--- Begin THE INPUT ---
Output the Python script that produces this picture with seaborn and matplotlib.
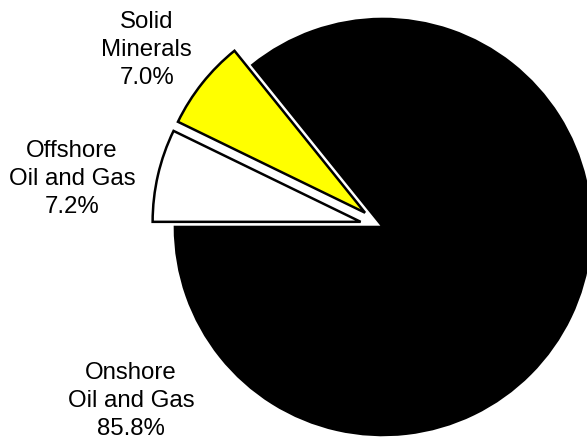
import matplotlib
matplotlib.use("Agg")
import matplotlib.pyplot as plt
import seaborn as sns

# Share of the total by source
categories = ["Onshore\nOil and Gas", "Solid\nMinerals", "Offshore\nOil and Gas"]
shares = [85.8, 7.0, 7.2]
colors = ["#000000", "#FFFF00", "#FFFFFF"]
explode = [0.0, 0.11, 0.11]

# Where each caption block sits (data units, pie radius = 1)
label_xy = [(-1.212, -0.835), (-1.135, 0.850), (-1.495, 0.230)]

sns.set_theme(style="white")
plt.rcParams["font.family"] = ["Liberation Sans", "DejaVu Sans"]

fig = plt.figure(figsize=(5.87, 4.4), dpi=100)
ax = fig.add_axes([0, 0, 1, 1])

palette = sns.color_palette(colors)
ax.pie(
    shares,
    colors=palette,
    explode=explode,
    startangle=180,
    counterclock=True,
    radius=1.0,
    wedgeprops=dict(edgecolor="black", linewidth=1.8),
)

for name, value, (x, y) in zip(categories, shares, label_xy):
    ax.text(x, y, f"{name}\n{value:.1f}%", ha="center", va="center",
            fontsize=17.3, color="black", linespacing=1.36)

ax.set_xlim(-1.841, 0.981)
ax.set_ylim(-1.024, 1.091)
ax.set_aspect("equal", adjustable="datalim")
ax.axis("off")

fig.savefig("out.png", dpi=100)
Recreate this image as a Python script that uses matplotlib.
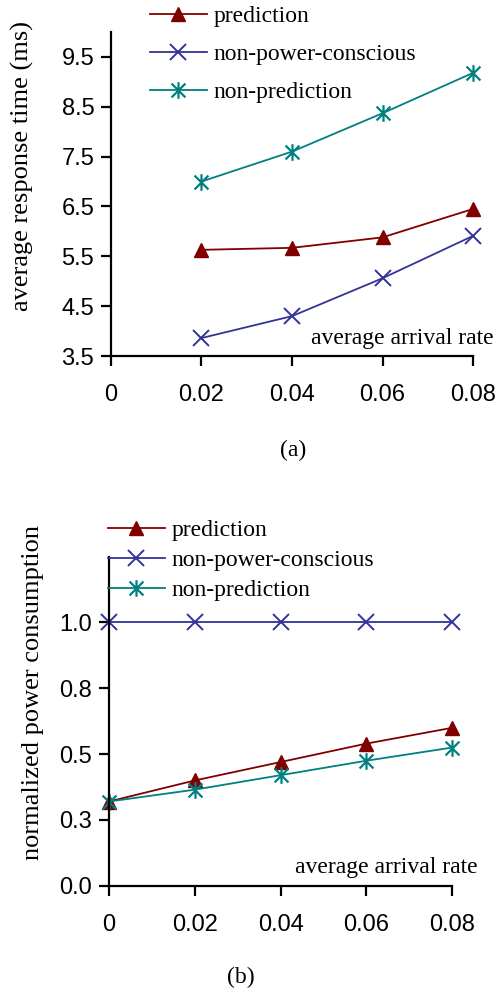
--- End THE INPUT ---
WHAT IS NEEDED: Reproduce every record above exactly, omitting the pictures.

PROBLEM SOLUTION:
Output the Python script that produces this picture with seaborn and matplotlib.
import matplotlib
matplotlib.use("Agg")
import matplotlib.pyplot as plt
import seaborn as sns

# Share of the total by source
categories = ["Onshore\nOil and Gas", "Solid\nMinerals", "Offshore\nOil and Gas"]
shares = [85.8, 7.0, 7.2]
colors = ["#000000", "#FFFF00", "#FFFFFF"]
explode = [0.0, 0.11, 0.11]

# Where each caption block sits (data units, pie radius = 1)
label_xy = [(-1.212, -0.835), (-1.135, 0.850), (-1.495, 0.230)]

sns.set_theme(style="white")
plt.rcParams["font.family"] = ["Liberation Sans", "DejaVu Sans"]

fig = plt.figure(figsize=(5.87, 4.4), dpi=100)
ax = fig.add_axes([0, 0, 1, 1])

palette = sns.color_palette(colors)
ax.pie(
    shares,
    colors=palette,
    explode=explode,
    startangle=180,
    counterclock=True,
    radius=1.0,
    wedgeprops=dict(edgecolor="black", linewidth=1.8),
)

for name, value, (x, y) in zip(categories, shares, label_xy):
    ax.text(x, y, f"{name}\n{value:.1f}%", ha="center", va="center",
            fontsize=17.3, color="black", linespacing=1.36)

ax.set_xlim(-1.841, 0.981)
ax.set_ylim(-1.024, 1.091)
ax.set_aspect("equal", adjustable="datalim")
ax.axis("off")

fig.savefig("out.png", dpi=100)
Recreate this image as a Python script that uses matplotlib.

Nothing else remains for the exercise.